The agreement governs not only debates but also public appearances, and restricts the candidates, their spouses, running mates, and campaign committees from making any calls for additional debates or joint public appearences and reveals the extent to which the debates are highly controlled and choreographed. The agreement stipulates that there will be three debates and one joint appearance consisting of three one-hour debates and a joint appearance at the Economic Club of Detroit. At these debates, candidates are restricted from using notes, holding up documents such as newspaper articles, or even wearing lapel pins. The physical environment is similarly controlled, with the size of podiums, distance between the podiums, and the color of the backdrop all being agreed to before the debates. Cameras and camera angles are also outlined, as are restrictions on when the audience can be filmed and how many members of the candidates’ staff are allowed to inspect the stage and equipment used in the debate.
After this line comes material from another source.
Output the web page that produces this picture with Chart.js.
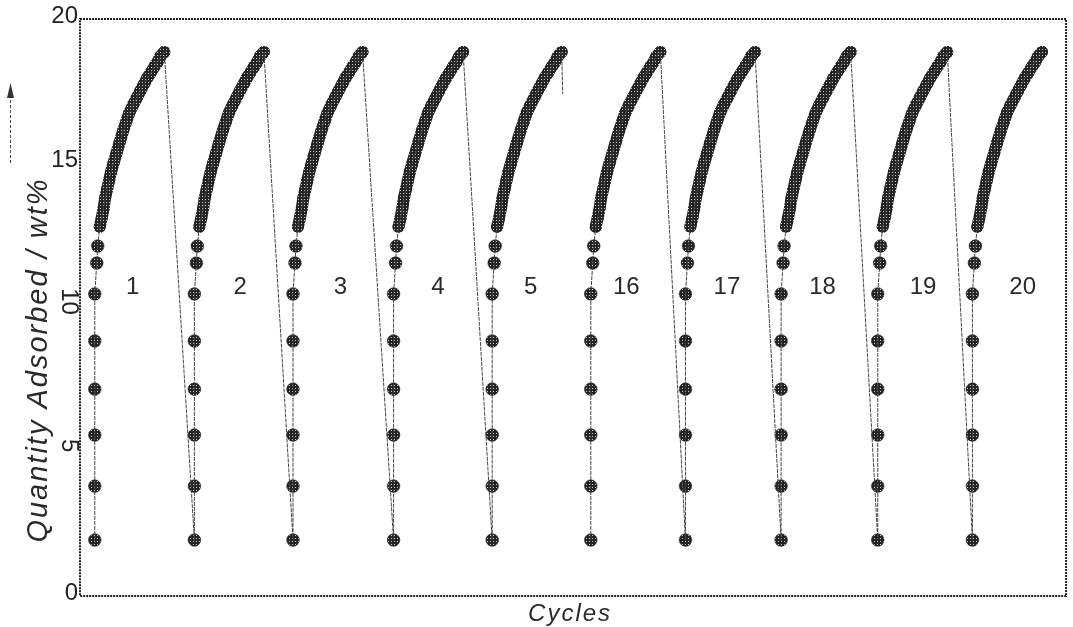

Members of the media are required to view the debates in a separate room via closed-circuit television and the debates are not open to a public studio audience, but instead are restricted with no audience in the first debate, an audience eight persons selected by each candidate for the Grand Rapids debate, and a studio audience of “approximately 30 undecided” voters as deemed so by “independent pollster” Tim Kiska for the third debate. Time limits for answers and questions are also agreed upon, and questions by the so-called “undecided voters” in the third debate are to be pre-screened in advance. All of these measures combine to create a debate environment that is stale and predictable, with little opportunity for genuine spontaneity and no serious debate between viewpoints as their would be if third party candidates were allowed to participate.

Perhaps the only redeeming part of the agreement is its second provision, which places restrictions on when campaign ads can be aired before and after the debates. While both candidates have spent millions of dollars on television advertising, the debate agreement restricts this advertising by establishing a 30-minute window before and after each debate during which any station airing the debate cannot air advertisements from the two candidates. Of course, this is a minimal restriction, but with the lack of substantive regulations governing political advertising in Michigan, any break from the daily onslaught of misleading political advertisements should be welcomed. Regrettably, the two debates thus far have not provided many more specifics than what has been shown in the two major party candidates’ advertisements nor has there been any substantive discussion of campaign finance reform during the debates.